Holiday icons are recycled at sites around metro area


Scott Lamb and his son Patrick pulled into a Highlands Ranch lot and parked next to a pile of discarded Christmas trees. The mound spanned several parking spaces and filled the surrounding park with a fresh piney aroma. Then they set to work untying a 15-foot tree from their vehicle.

Within a few minutes the pair hoisted the tree in the air and tossed it onto the mix of firs. For years, the family used an artificial tree, but now they get a permit to scout and cut down a live one. They found this year’s near Deckers.

“It’s just fun going out and cutting your own tree,” Scott said.

The father and son pulled away, having closed the Christmas season by recycling their carefully selected tree. As they left, seven other men walked back and forth between the pile and a large woodchipper, dragging a tree in each hand to then stuff into the grinding machine and whittle down to mulch.

Assistant Director of Parks, Trails and Building Maintenance Randy Burkhardt said Christmas tree recycling has been offered by Douglas County longer than he’s been employed there, and he’s approaching his 20-year work anniversary. The county recycles on average 4,300 trees each year.

It’s also a longstanding tradition in Jefferson County, said Carlos Atencio, the county’s road and bridge operations manager. Atencio is rounding out 16 years with the county, which has operated its tree recycling program “for as long as I can remember.”

Christmas tree drop-off sites pepper the Denver metro area as counties and municipalities offer the service starting after Christmas, running through the end of January.

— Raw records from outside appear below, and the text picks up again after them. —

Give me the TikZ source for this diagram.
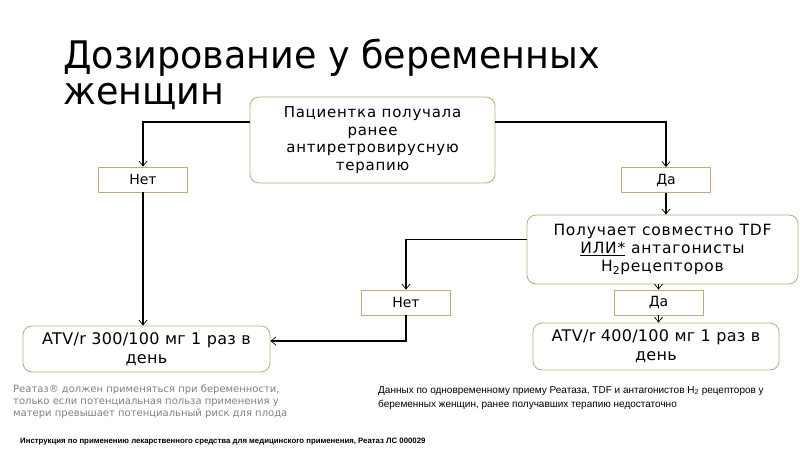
\documentclass[tikz,border=0pt]{standalone}
\usepackage{fontspec}
\setmainfont{DejaVu Sans}
\newfontfamily\titlefont[FakeStretch=0.96]{DejaVu Sans}
\newfontfamily\boxfont[LetterSpace=5]{DejaVu Sans}
\newfontfamily\dosefont[LetterSpace=2]{DejaVu Sans}
\newfontfamily\notefont{Liberation Sans}
\usetikzlibrary{arrows.meta, positioning}
\definecolor{boxline}{RGB}{196,168,124}
\definecolor{notegray}{RGB}{128,128,128}

\begin{document}
\begin{tikzpicture}[x=1pt, y=-1pt,
                    >={Straight Barb[length=5pt, width=8pt, line width=0.7pt]},
                    every node/.style={inner sep=0pt, align=center},
                    qbox/.style={draw=boxline, line width=0.8pt, rounded corners=9pt,
                                 fill=white, font=\boxfont\fontsize{15}{17.5}\selectfont},
                    abox/.style={draw=boxline, line width=0.8pt, fill=white,
                                 minimum width=89pt, minimum height=25pt,
                                 font=\fontsize{14}{15}\selectfont},
                    dose/.style={qbox, font=\dosefont\fontsize{16}{19}\selectfont},
                    link/.style={line width=1.6pt}]
  \useasboundingbox (0,0) rectangle (800,449);
  % title
  \node[anchor=north west, align=left, font=\titlefont\fontsize{38}{36}\selectfont]
        (title) at (63,39) {Дозирование у беременных\\женщин};
  % questions
  \node[qbox, minimum width=245pt, minimum height=86pt] (q1) at (372.5,140)
        {Пациентка получала\\ранее\\антиретровирусную\\терапию};
  \node[qbox, font=\boxfont\fontsize{15.5}{18}\selectfont, minimum width=271pt, minimum height=69pt]
        (q2) at (662.5,249.5)
        {Получает совместно TDF\\\underline{ИЛИ*} антагонисты\\H\textsubscript{2}рецепторов};
  % answers
  \node[abox] (no1)  at (143,179.5) {Нет};
  \node[abox] (yes1) at (666,180)   {Да};
  \node[abox] (no2)  at (406,302.5) {Нет};
  \node[abox] (yes2) at (658.5,302.5) {Да};
  % doses
  \node[dose, minimum width=247pt, minimum height=46pt] (d300) at (146.5,349)
        {ATV/r 300/100 мг 1 раз в\\день};
  \node[dose, minimum width=246pt, minimum height=47pt] (d400) at (656,346.5)
        {ATV/r 400/100 мг 1 раз в\\день};
  % connectors
  \draw[link, ->] ([yshift=18pt]q1.west) -| (no1.north);
  \draw[link, ->] ([yshift=18pt]q1.east) -| (yes1.north);
  \draw[link, ->] (yes1.south) -- (yes1.south |- q2.north);
  \draw[link, ->] ([yshift=10pt]q2.west) -| (no2.north);
  \draw[link, ->] (yes2.north |- q2.south) -- (yes2.north);
  \draw[link, ->] (yes2.south) -- (yes2.south |- d400.north);
  \draw[link, ->] (no1.south) -- (no1.south |- d300.north);
  \draw[link, ->] (no2.south) |- ([yshift=8pt]d300.east);
  % notes
  \node[anchor=north west, align=left, text=notegray, font=\fontsize{10}{12}\selectfont]
        (warn) at (13,385)
        {Реатаз® должен применяться при беременности,\\
         только если потенциальная польза применения у\\
         матери превышает потенциальный риск для плода};
  \node[anchor=north west, align=left, font=\notefont\fontsize{10}{14}\selectfont]
        (data) at (378,386)
        {Данных по одновременному приему Реатаза, TDF и антагонистов H\textsubscript{2} рецепторов у\\
         беременных женщин, ранее получавших терапию недостаточно};
  \node[anchor=base west, font=\notefont\bfseries\fontsize{7.8}{9}\selectfont]
        (src) at (20,443)
        {Инструкция по применению лекарственного средства для медицинского применения, Реатаз ЛС 000029};
\end{tikzpicture}
\end{document}
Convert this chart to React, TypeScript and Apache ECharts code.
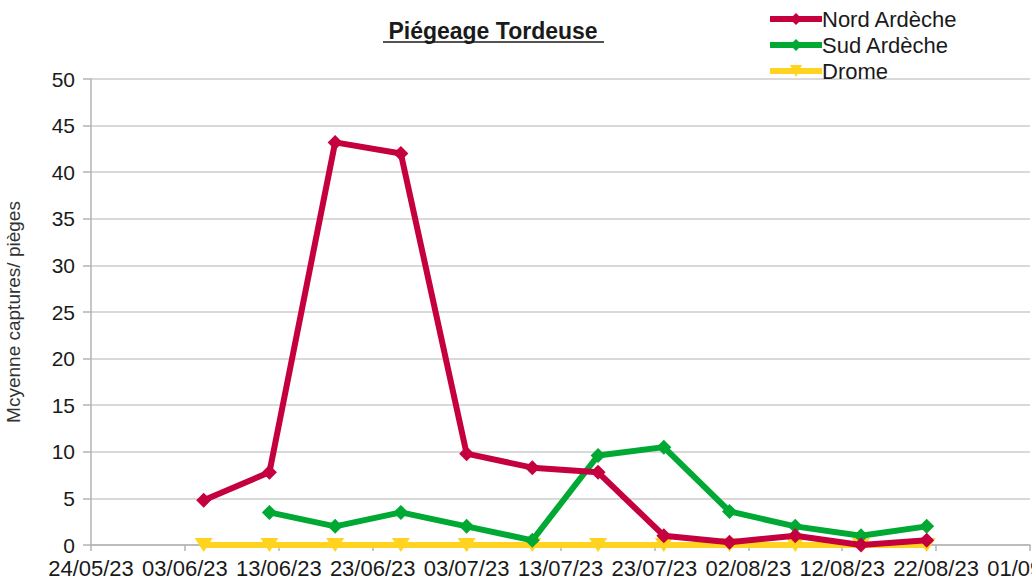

MORE: Holiday lights brighten the night

Employees who oversee the programs said recycling offers a service to the community by giving residents a place to take their tree, and provides them with fresh mulch for their yards. Trees are shredded into mulch, which many places offer for the community to pick up and use.

Recycling programs might even save some taxpayer dollars, Atencio said. When people dump trees at inappropriate sites, “we end up having to go out and dispatch vehicles to pick up those trees anyway,” he said. Jefferson County’s program has mostly eliminated dumping at random properties and roadsides, he said.

Mulch in Douglas County is available now and free to anyone. The rules are simple.

You load. You haul. Take as much as you need.

Curt Cloan, a manager with Douglas County Parks, Trails and Building Grounds, said the county’s four locations are open to anyone, including the handful of commercial Christmas Tree lots that have made use of the program in recent years. Jefferson County is limited in space at the dropoff location and only allows residential use of the program, not commercial.

The Lamb family has recycled live trees in Douglas County for about four years. For Scott, it’s a convenient way to dispose of the family’s tree.

“I think it’s fantastic,” Scott said.

The family hasn’t taken advantage of the free mulch yet — they don’t have a great vehicle for hauling it, he said — although he might change his mind moving forward. They always have a need for mulch, he said, and make regular use of the recycling program.